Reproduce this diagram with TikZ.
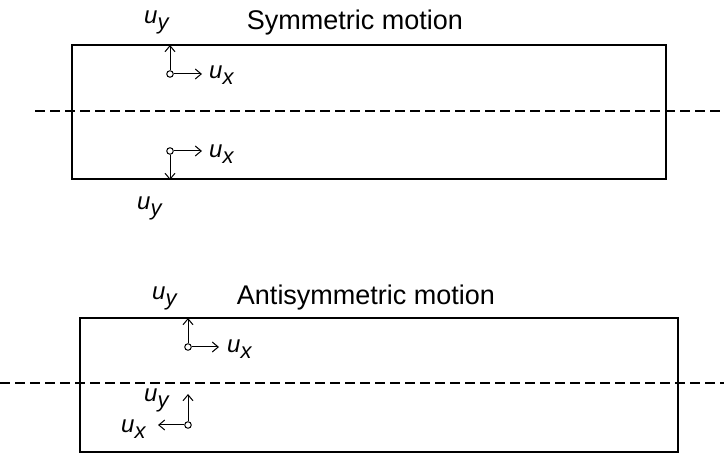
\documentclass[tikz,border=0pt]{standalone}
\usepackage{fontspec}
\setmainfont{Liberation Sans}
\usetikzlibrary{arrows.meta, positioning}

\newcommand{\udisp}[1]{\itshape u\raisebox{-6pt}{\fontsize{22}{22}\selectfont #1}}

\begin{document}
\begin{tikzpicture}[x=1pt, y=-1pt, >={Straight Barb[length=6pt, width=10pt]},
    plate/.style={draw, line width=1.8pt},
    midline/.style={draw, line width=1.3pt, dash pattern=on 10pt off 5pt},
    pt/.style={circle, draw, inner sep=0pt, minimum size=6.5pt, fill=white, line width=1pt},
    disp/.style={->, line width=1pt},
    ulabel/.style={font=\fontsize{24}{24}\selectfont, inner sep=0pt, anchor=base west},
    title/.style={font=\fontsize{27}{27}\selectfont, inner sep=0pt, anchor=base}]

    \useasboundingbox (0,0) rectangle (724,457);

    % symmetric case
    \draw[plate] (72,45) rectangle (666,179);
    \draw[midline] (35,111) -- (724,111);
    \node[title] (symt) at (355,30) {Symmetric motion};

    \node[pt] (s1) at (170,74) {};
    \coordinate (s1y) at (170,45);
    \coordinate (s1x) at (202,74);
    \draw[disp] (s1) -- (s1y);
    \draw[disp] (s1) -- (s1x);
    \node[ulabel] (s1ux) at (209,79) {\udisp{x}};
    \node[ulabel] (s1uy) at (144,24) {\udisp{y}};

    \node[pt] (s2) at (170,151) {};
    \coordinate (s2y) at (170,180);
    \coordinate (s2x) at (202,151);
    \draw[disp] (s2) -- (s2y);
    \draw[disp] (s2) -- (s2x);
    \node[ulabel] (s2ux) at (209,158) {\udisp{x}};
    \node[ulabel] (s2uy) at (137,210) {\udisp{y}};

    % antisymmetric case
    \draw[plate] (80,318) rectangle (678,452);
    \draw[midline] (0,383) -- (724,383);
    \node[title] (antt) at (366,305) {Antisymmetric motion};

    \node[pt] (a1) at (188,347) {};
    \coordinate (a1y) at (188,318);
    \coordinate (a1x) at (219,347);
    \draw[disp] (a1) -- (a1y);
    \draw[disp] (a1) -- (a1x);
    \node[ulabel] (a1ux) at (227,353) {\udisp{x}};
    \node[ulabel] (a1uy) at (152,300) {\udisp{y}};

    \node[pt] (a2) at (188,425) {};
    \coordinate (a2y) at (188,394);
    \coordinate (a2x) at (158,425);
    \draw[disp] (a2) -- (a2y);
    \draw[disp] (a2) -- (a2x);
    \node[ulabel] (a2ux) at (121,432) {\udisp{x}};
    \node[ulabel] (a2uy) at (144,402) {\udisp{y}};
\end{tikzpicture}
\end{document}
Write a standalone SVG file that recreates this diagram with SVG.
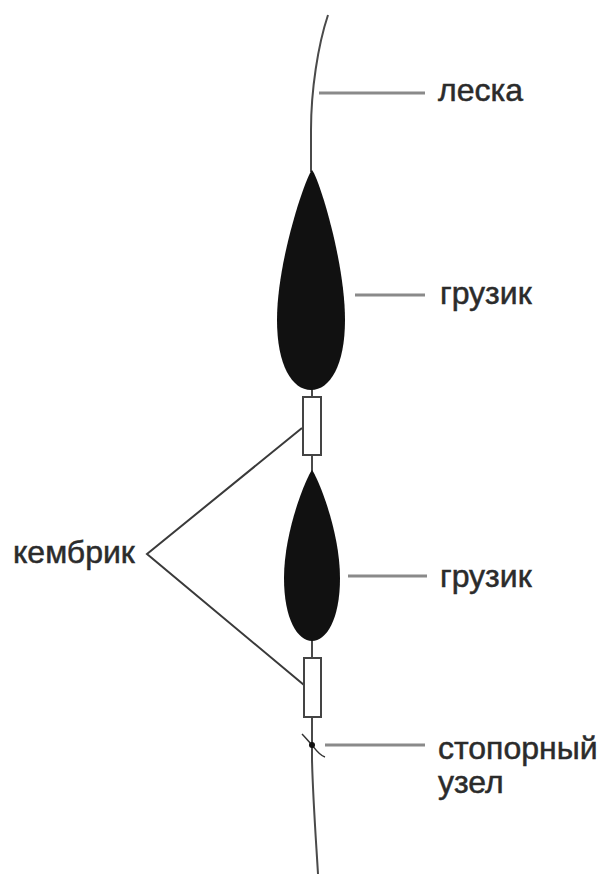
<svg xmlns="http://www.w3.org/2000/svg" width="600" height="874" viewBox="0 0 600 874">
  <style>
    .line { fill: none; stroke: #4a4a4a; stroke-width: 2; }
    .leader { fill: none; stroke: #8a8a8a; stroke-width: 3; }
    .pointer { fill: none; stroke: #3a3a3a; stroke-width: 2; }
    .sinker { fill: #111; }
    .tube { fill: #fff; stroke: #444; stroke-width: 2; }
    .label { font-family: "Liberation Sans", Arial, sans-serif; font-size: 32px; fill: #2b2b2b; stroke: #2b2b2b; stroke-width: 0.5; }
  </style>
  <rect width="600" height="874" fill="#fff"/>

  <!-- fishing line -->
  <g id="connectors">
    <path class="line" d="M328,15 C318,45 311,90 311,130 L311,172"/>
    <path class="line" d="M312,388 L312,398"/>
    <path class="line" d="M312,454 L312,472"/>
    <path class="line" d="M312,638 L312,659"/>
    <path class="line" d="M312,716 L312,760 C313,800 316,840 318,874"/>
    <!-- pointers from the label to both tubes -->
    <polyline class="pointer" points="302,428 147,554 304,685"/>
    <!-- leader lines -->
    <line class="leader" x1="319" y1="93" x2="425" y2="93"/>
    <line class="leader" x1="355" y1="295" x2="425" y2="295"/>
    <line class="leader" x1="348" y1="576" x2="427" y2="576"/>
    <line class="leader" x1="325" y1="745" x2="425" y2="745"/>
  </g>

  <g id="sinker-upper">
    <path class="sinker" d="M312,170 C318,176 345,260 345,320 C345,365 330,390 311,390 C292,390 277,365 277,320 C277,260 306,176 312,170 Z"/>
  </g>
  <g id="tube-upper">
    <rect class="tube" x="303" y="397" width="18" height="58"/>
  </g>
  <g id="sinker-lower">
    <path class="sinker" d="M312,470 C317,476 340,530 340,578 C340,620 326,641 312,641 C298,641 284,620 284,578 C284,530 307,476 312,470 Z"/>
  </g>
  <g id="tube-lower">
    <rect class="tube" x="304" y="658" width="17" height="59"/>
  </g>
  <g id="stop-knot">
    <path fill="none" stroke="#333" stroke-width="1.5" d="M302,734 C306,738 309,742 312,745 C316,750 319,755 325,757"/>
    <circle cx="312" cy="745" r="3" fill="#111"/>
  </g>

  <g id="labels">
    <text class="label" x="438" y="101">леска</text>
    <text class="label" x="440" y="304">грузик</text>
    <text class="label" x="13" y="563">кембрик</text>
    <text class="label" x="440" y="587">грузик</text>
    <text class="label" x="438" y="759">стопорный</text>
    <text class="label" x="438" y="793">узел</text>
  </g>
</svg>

==*==

> Your instructions
From the material above, copy everything exactly but the pictures.

> Answer to the exercise
Reproduce this diagram with TikZ.
\documentclass[tikz,border=0pt]{standalone}
\usepackage{fontspec}
\setmainfont{Liberation Sans}
\usetikzlibrary{arrows.meta, positioning}

\newcommand{\udisp}[1]{\itshape u\raisebox{-6pt}{\fontsize{22}{22}\selectfont #1}}

\begin{document}
\begin{tikzpicture}[x=1pt, y=-1pt, >={Straight Barb[length=6pt, width=10pt]},
    plate/.style={draw, line width=1.8pt},
    midline/.style={draw, line width=1.3pt, dash pattern=on 10pt off 5pt},
    pt/.style={circle, draw, inner sep=0pt, minimum size=6.5pt, fill=white, line width=1pt},
    disp/.style={->, line width=1pt},
    ulabel/.style={font=\fontsize{24}{24}\selectfont, inner sep=0pt, anchor=base west},
    title/.style={font=\fontsize{27}{27}\selectfont, inner sep=0pt, anchor=base}]

    \useasboundingbox (0,0) rectangle (724,457);

    % symmetric case
    \draw[plate] (72,45) rectangle (666,179);
    \draw[midline] (35,111) -- (724,111);
    \node[title] (symt) at (355,30) {Symmetric motion};

    \node[pt] (s1) at (170,74) {};
    \coordinate (s1y) at (170,45);
    \coordinate (s1x) at (202,74);
    \draw[disp] (s1) -- (s1y);
    \draw[disp] (s1) -- (s1x);
    \node[ulabel] (s1ux) at (209,79) {\udisp{x}};
    \node[ulabel] (s1uy) at (144,24) {\udisp{y}};

    \node[pt] (s2) at (170,151) {};
    \coordinate (s2y) at (170,180);
    \coordinate (s2x) at (202,151);
    \draw[disp] (s2) -- (s2y);
    \draw[disp] (s2) -- (s2x);
    \node[ulabel] (s2ux) at (209,158) {\udisp{x}};
    \node[ulabel] (s2uy) at (137,210) {\udisp{y}};

    % antisymmetric case
    \draw[plate] (80,318) rectangle (678,452);
    \draw[midline] (0,383) -- (724,383);
    \node[title] (antt) at (366,305) {Antisymmetric motion};

    \node[pt] (a1) at (188,347) {};
    \coordinate (a1y) at (188,318);
    \coordinate (a1x) at (219,347);
    \draw[disp] (a1) -- (a1y);
    \draw[disp] (a1) -- (a1x);
    \node[ulabel] (a1ux) at (227,353) {\udisp{x}};
    \node[ulabel] (a1uy) at (152,300) {\udisp{y}};

    \node[pt] (a2) at (188,425) {};
    \coordinate (a2y) at (188,394);
    \coordinate (a2x) at (158,425);
    \draw[disp] (a2) -- (a2y);
    \draw[disp] (a2) -- (a2x);
    \node[ulabel] (a2ux) at (121,432) {\udisp{x}};
    \node[ulabel] (a2uy) at (144,402) {\udisp{y}};
\end{tikzpicture}
\end{document}
Write a standalone SVG file that recreates this diagram with SVG.
<svg xmlns="http://www.w3.org/2000/svg" width="600" height="874" viewBox="0 0 600 874">
  <style>
    .line { fill: none; stroke: #4a4a4a; stroke-width: 2; }
    .leader { fill: none; stroke: #8a8a8a; stroke-width: 3; }
    .pointer { fill: none; stroke: #3a3a3a; stroke-width: 2; }
    .sinker { fill: #111; }
    .tube { fill: #fff; stroke: #444; stroke-width: 2; }
    .label { font-family: "Liberation Sans", Arial, sans-serif; font-size: 32px; fill: #2b2b2b; stroke: #2b2b2b; stroke-width: 0.5; }
  </style>
  <rect width="600" height="874" fill="#fff"/>

  <!-- fishing line -->
  <g id="connectors">
    <path class="line" d="M328,15 C318,45 311,90 311,130 L311,172"/>
    <path class="line" d="M312,388 L312,398"/>
    <path class="line" d="M312,454 L312,472"/>
    <path class="line" d="M312,638 L312,659"/>
    <path class="line" d="M312,716 L312,760 C313,800 316,840 318,874"/>
    <!-- pointers from the label to both tubes -->
    <polyline class="pointer" points="302,428 147,554 304,685"/>
    <!-- leader lines -->
    <line class="leader" x1="319" y1="93" x2="425" y2="93"/>
    <line class="leader" x1="355" y1="295" x2="425" y2="295"/>
    <line class="leader" x1="348" y1="576" x2="427" y2="576"/>
    <line class="leader" x1="325" y1="745" x2="425" y2="745"/>
  </g>

  <g id="sinker-upper">
    <path class="sinker" d="M312,170 C318,176 345,260 345,320 C345,365 330,390 311,390 C292,390 277,365 277,320 C277,260 306,176 312,170 Z"/>
  </g>
  <g id="tube-upper">
    <rect class="tube" x="303" y="397" width="18" height="58"/>
  </g>
  <g id="sinker-lower">
    <path class="sinker" d="M312,470 C317,476 340,530 340,578 C340,620 326,641 312,641 C298,641 284,620 284,578 C284,530 307,476 312,470 Z"/>
  </g>
  <g id="tube-lower">
    <rect class="tube" x="304" y="658" width="17" height="59"/>
  </g>
  <g id="stop-knot">
    <path fill="none" stroke="#333" stroke-width="1.5" d="M302,734 C306,738 309,742 312,745 C316,750 319,755 325,757"/>
    <circle cx="312" cy="745" r="3" fill="#111"/>
  </g>

  <g id="labels">
    <text class="label" x="438" y="101">леска</text>
    <text class="label" x="440" y="304">грузик</text>
    <text class="label" x="13" y="563">кембрик</text>
    <text class="label" x="440" y="587">грузик</text>
    <text class="label" x="438" y="759">стопорный</text>
    <text class="label" x="438" y="793">узел</text>
  </g>
</svg>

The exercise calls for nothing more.